Die wichtigsten Änderungen und Neuerungen:

1. Jeder Eigentümer hat auch in seiner Wohnstätte oder in seinem Geschäftslokal solche Reparatur- und Renovierungsarbeiten zu dulden, die seitens der Eigentümergemeinschaft für notwendig erachtet werden (Art. 9. 2 c). Er hat die Umlagen gemäß seiner Beteiligungsquote zu entrichten (Art. 9.2 e)

2. Den Umlagenforderungen der Gemeinschaft kommt Vorrang gegenüber zahlreichen anderen Gläubigern zu, insbesondere gegenüber Hypothekenforderungen von Banken. Dies gilt für die Gemeinschaftsforderungen des laufenden wie auch für die der vorangegangenen drei Jahre.

3. Insbesondere Neu-Erwerber haften für vorgenannte Forderungen mit ihrem gerade erworbenen Eigentum für einen Zeitraum bis zu drei Jahren vor dem Erwerb.

4. Jeder Eigentümer hat alljährlich den Reservefonds zu bedienen zwecks Vornahme von notwendigen Instandhaltungs- und Reparaturarbeiten. Die gesetzliche Rücklage (reserva) beläuft sich auf 5% des letzten gewöhnlichen Kostenvoranschlags der Gemeinschaft (Art. 9.2 f).

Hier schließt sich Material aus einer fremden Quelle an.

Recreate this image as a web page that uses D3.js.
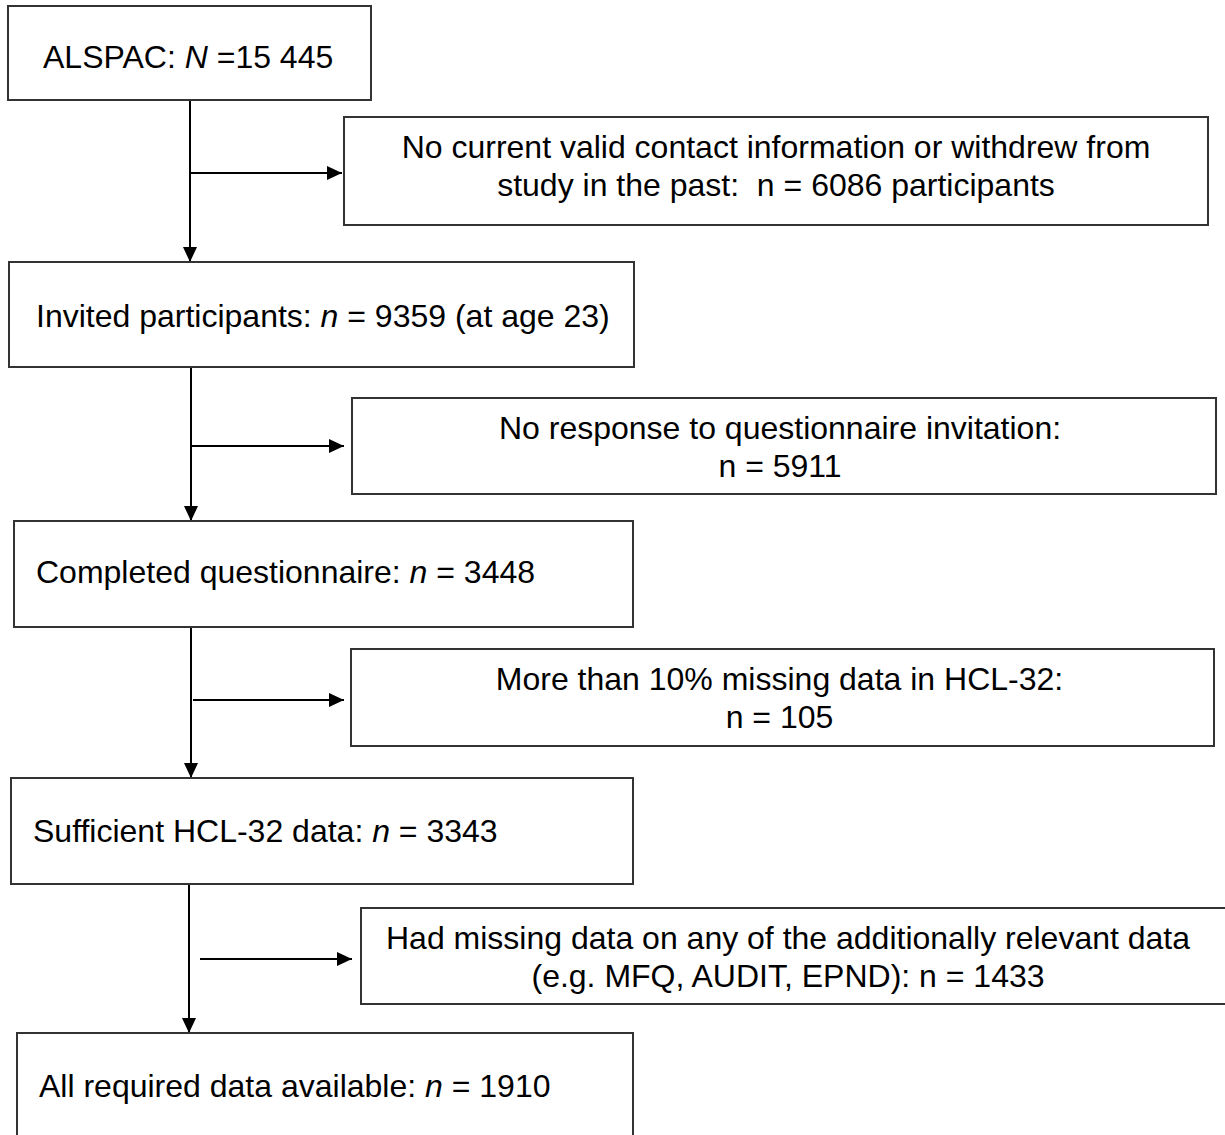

5. Keines besonderen Eigentümerbeschlusses bedürfen Auflagen und Anordnungen der Öffentlichen Hand (Administraciones públicas) oder solche, die auf dem Antrag von Eigentümern beruhen: Instandhaltungsmaßnahmen für den Gebäudeerhalt; in gleicher Weise aber auch solche, die aus Gründen der Sicherheit, der Bewohnbarkeit und für den allgemeinen Zutritt zum Gebäude notwendig sind. Auch kann die Aufstockung des bestehenden Gebäudes eine derartige Maßnahme sein. Weiterhin können im Rahmen des Reformgesetzes Wohnungsteilungen oder –zusammenlegungen erfolgen. Insoweit ist ein Eigentümerbeschluss von einem Drittel der Eigentümerstimmen und einem Drittel der Quoten ausreichend.

6. Den besonderen Schutz des Gesetzes genießen Behinderte und Bewohner über 70 Jahre. Der Einbau von Fahr­­stühlen, um Behinderten und Älteren den Zugang zu ihrer Wohnung zu erleichtern, bedarf eines einfachen Mehrheitsvotums der Gemeinschaft, das wie immer doppelt vorliegen muss, das der Stimmen und das der Quoten. Bis zum 28. Juni 2013 bedurften Beschlüsse dieses Inhalts der doppelten 3/5-Mehrheit.

7. Sollen bisherige Dienstleistungen der Gemeinschaft wie Pförtner, Wachdienst, etc. aufgehoben oder neu bestellt werden, so bedarf dies einer Mehrheit von 3/5 der Eigentümer und der Quoten. Gleiches gilt, wenn etwa eine bisherige Pförtnerwohnung vermietet werden oder das Haus mit einer Solaranlage versehen werden soll.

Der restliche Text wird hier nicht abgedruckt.